Ursa Major Technologies Inc, founded in 2015 by a veteran of Elon Musk's SpaceX, expects to launch the Arroway engine in 2025 as a rival offering to those sold now by Aerojet Rocketdyne Holdings and Jeff Bezos' space company Blue Origin.

The reusable Arroway will be the third and most powerful engine offered by Ursa Major, and the company is aiming to be the low-cost option in the market, founder and CEO Joe Laurienti said.

"We should be able to do this at a far lower cost point and far, far faster" than Ursa Major did for its smaller engines, he told Reuters.

Small rocket companies have shifted focus in recent years to building bigger rockets, responding to increased demand for heavier and shared launch services and less interest in smaller, dedicated rides to space.

Arroway, fueled by methane and liquid oxygen and capable of 200,000 pounds of thrust, is in part a response to that shift, and when clustered together could also serve as a potential replacement to Russian rocket engines recently cut off from U.S. companies by trade sanction following Russia's invasion of Ukraine, Laurienti said.

Ursa Major started developing Arroway in mid-2021 and plans to conduct initial hot-fire tests on the ground next year, he said. It has several contracts to supply the engine to companies and the U.S. government, a spokeswoman said.

Ursa Major's other two, smaller engines are tailored for small launchers and hypersonic vehicles. The company, located north of Boulder, Colorado, has raised $140 million to date and closed an $85 million series C funding round led by BlackRock in December 2021.
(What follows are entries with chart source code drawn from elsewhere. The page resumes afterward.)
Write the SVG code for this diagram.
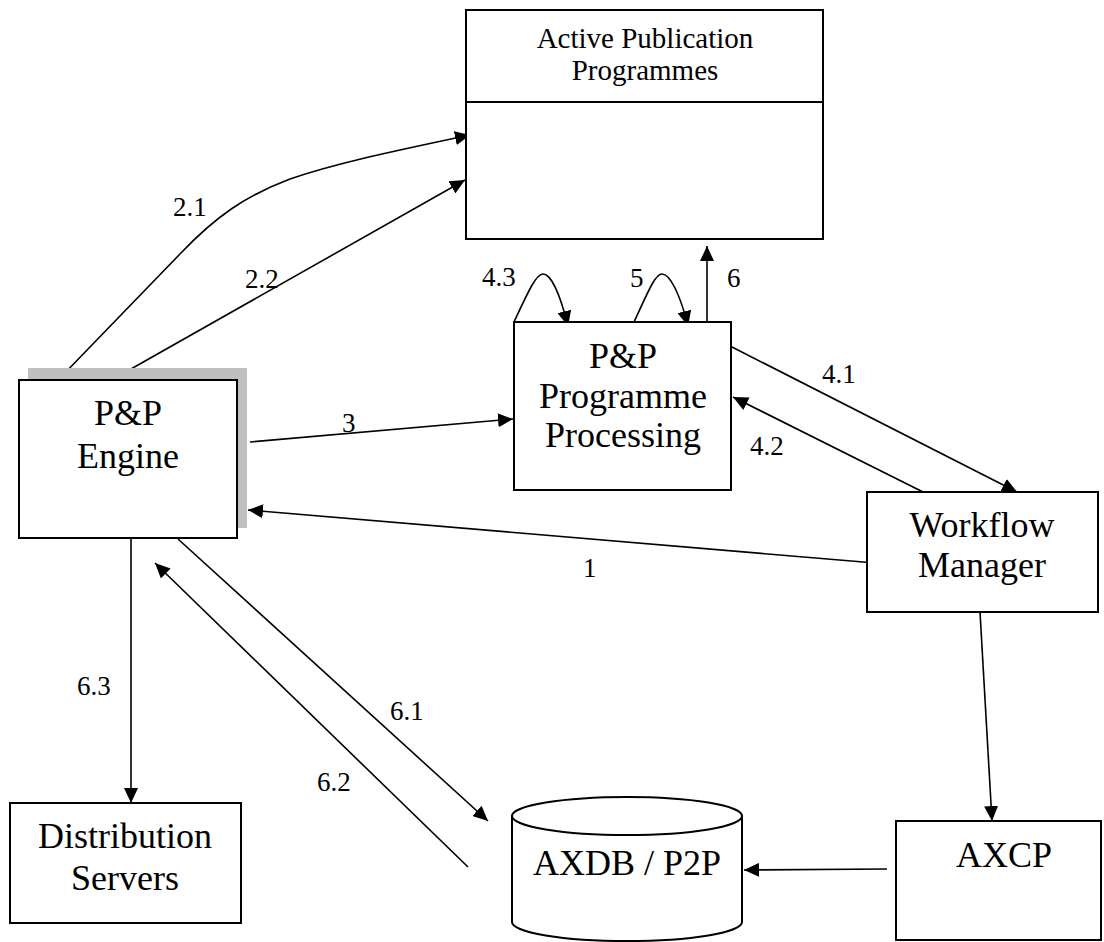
<svg xmlns="http://www.w3.org/2000/svg" width="1104" height="942" viewBox="0 0 1104 942">
<defs>
<style>
.box{fill:#fff;stroke:#000;stroke-width:2}
.ln{fill:none;stroke:#000;stroke-width:1.6}
.t{font-family:"Liberation Serif","Times New Roman",serif;fill:#000}
.big{font-size:36px;text-anchor:middle}
.mid{font-size:29px;text-anchor:middle}
.lbl{font-size:27px}
</style>
<marker id="ah" markerUnits="userSpaceOnUse" markerWidth="15" markerHeight="14" refX="15" refY="7" orient="auto">
<path d="M0,0 L15,7 L0,14 z" fill="#000"/>
</marker>
</defs>
<rect width="1104" height="942" fill="#fff"/>
<g id="connectors">
<path class="ln" marker-end="url(#ah)" d="M60,378 L180,254 C215,217 245,196 290,179 C340,162 400,150 470,135"/>
<line class="ln" marker-end="url(#ah)" x1="108" y1="382" x2="465" y2="180"/>
<line class="ln" marker-end="url(#ah)" x1="250" y1="442" x2="513" y2="419"/>
<path class="ln" marker-end="url(#ah)" d="M514,322 C528,292 536,274 543,274 C551,274 560,294 568,326"/>
<path class="ln" marker-end="url(#ah)" d="M634,322 C648,292 655,274 662,274 C670,274 680,294 688,326"/>
<line class="ln" marker-end="url(#ah)" x1="707" y1="322" x2="707" y2="246"/>
<line class="ln" marker-end="url(#ah)" x1="732" y1="347" x2="1017" y2="492"/>
<line class="ln" marker-end="url(#ah)" x1="923" y1="492" x2="733" y2="397"/>
<line class="ln" marker-end="url(#ah)" x1="875" y1="563" x2="248" y2="510"/>
<line class="ln" marker-end="url(#ah)" x1="980" y1="612" x2="992" y2="821"/>
<line class="ln" marker-end="url(#ah)" x1="887" y1="869" x2="744" y2="870"/>
<line class="ln" marker-end="url(#ah)" x1="131" y1="537" x2="131" y2="803"/>
<line class="ln" marker-end="url(#ah)" x1="178" y1="539" x2="488" y2="821"/>
<line class="ln" marker-end="url(#ah)" x1="468" y1="867" x2="155" y2="563"/>
<g class="t lbl">
<text x="173" y="216">2.1</text>
<text x="245" y="288">2.2</text>
<text x="342" y="432">3</text>
<text x="482" y="286">4.3</text>
<text x="630" y="287">5</text>
<text x="727" y="287">6</text>
<text x="822" y="383">4.1</text>
<text x="750" y="455">4.2</text>
<text x="583" y="577">1</text>
<text x="77" y="695">6.3</text>
<text x="390" y="720">6.1</text>
<text x="317" y="791">6.2</text>
</g>
</g>
<g id="active-publication-programmes">
<rect class="box" x="466" y="10" width="357" height="229"/>
<line class="box" x1="466" y1="102" x2="823" y2="102"/>
<text class="t mid" x="645" y="48">Active Publication</text>
<text class="t mid" x="645" y="80">Programmes</text>
</g>
<g id="pp-engine">
<rect x="28" y="368" width="219" height="160" fill="#c0c0c0"/>
<rect class="box" x="19" y="380" width="218" height="158"/>
<text class="t big" x="128" y="425">P&amp;P</text>
<text class="t big" x="128" y="468">Engine</text>
</g>
<g id="pp-programme-processing">
<rect class="box" x="514" y="322" width="217" height="168"/>
<text class="t big" x="623" y="368">P&amp;P</text>
<text class="t big" x="623" y="408">Programme</text>
<text class="t big" x="623" y="447">Processing</text>
</g>
<g id="workflow-manager">
<rect class="box" x="867" y="492" width="231" height="120"/>
<text class="t big" x="982" y="537">Workflow</text>
<text class="t big" x="982" y="577">Manager</text>
</g>
<g id="distribution-servers">
<rect class="box" x="10" y="803" width="231" height="120"/>
<text class="t big" x="125" y="848">Distribution</text>
<text class="t big" x="125" y="890">Servers</text>
</g>
<g id="axdb-p2p">
<path class="box" d="M512,816 L512,922 A115,19 0 0 0 742,922 L742,816 A115,19 0 0 0 512,816 A115,19 0 0 0 742,816"/>
<text class="t big" x="627" y="875">AXDB / P2P</text>
</g>
<g id="axcp">
<rect class="box" x="896" y="821" width="205" height="119"/>
<text class="t big" x="1004" y="867">AXCP</text>
</g>
</svg>
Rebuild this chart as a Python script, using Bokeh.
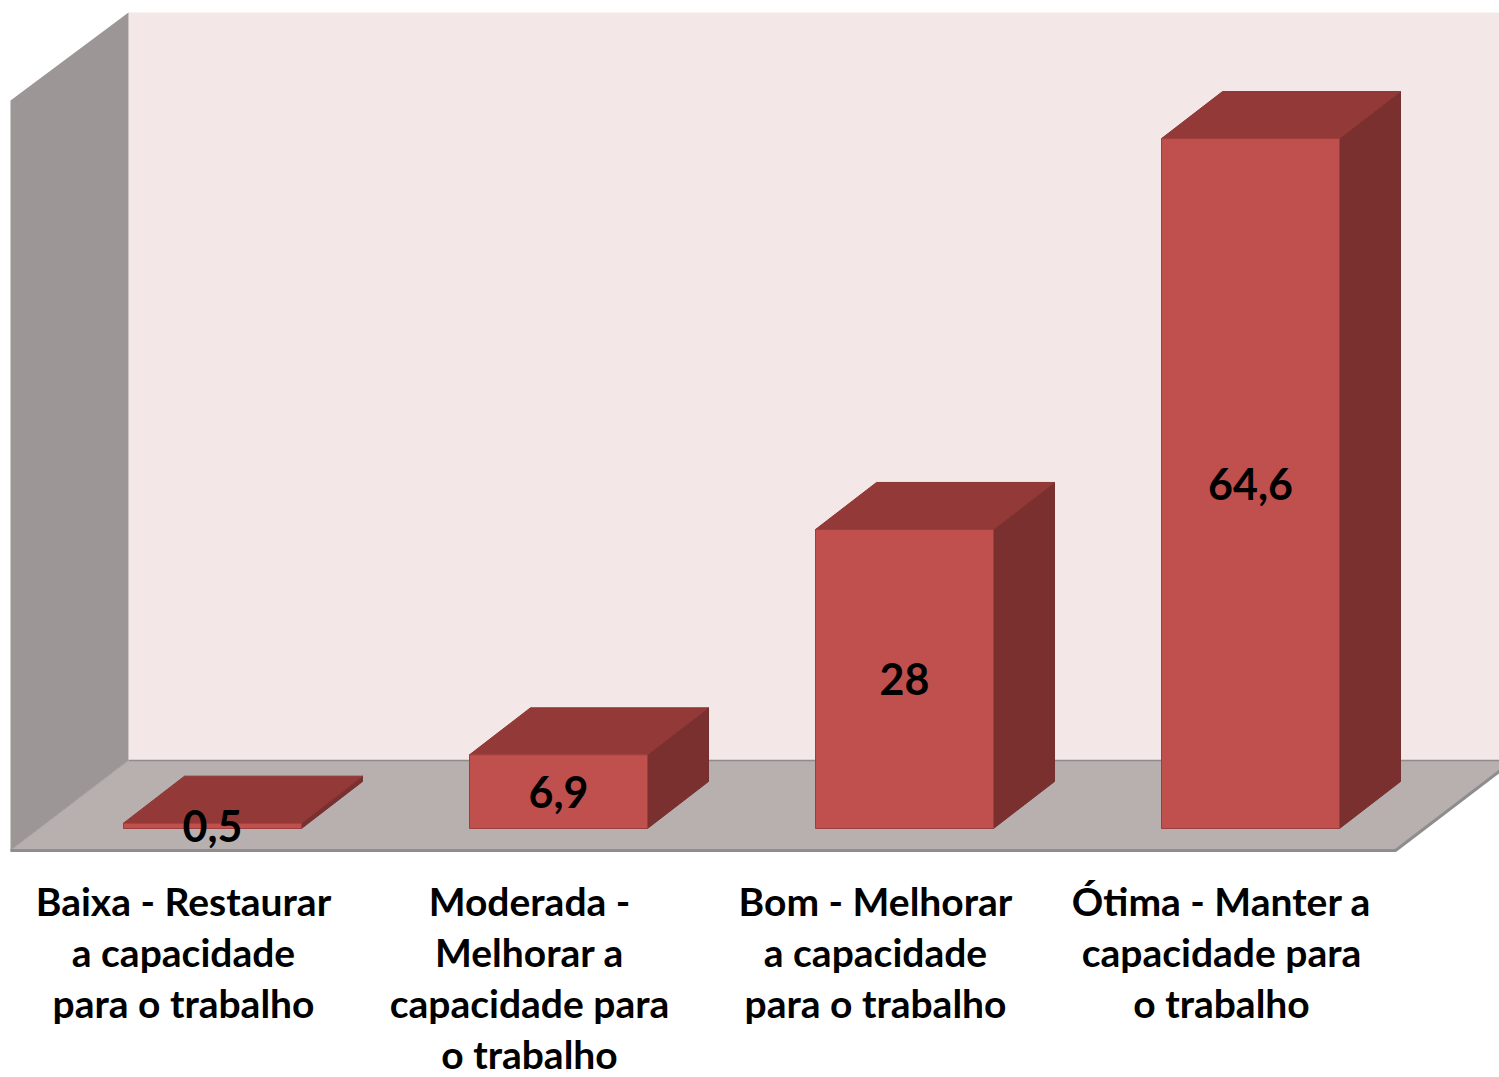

Selling liquid-fueled, staged-combustion rocket engines like Arroway has typically been the domain of larger, more established companies like Aerojet Rocketdyne, with its AR-1 and other engines that are used by NASA. Blue Origin's BE-4 engine powers the company's New Glenn rocket and will also be used by the Boeing-Lockheed Martin joint venture United Launch Alliance's next-generation Vulcan rocket.

A low pricepoint will be key to Arroway's success as the field of rocket companies needing big engines is not large, said Laurienti, whose firm has hired engineers from SpaceX, Blue Origin and other companies.

Ursa Major's potential customers need to move fast to generate revenue, and as a cost-savings move they don't want to develop the engines themselves, said Jeff Thornburg, a longtime propulsion executive and current advisor to Ursa Major. Arroway is tailored for all those customers.

"But now (Ursa Major) has to go show that they can produce in large quantities, affordably and reliably," he said. "That's the next big challenge for them."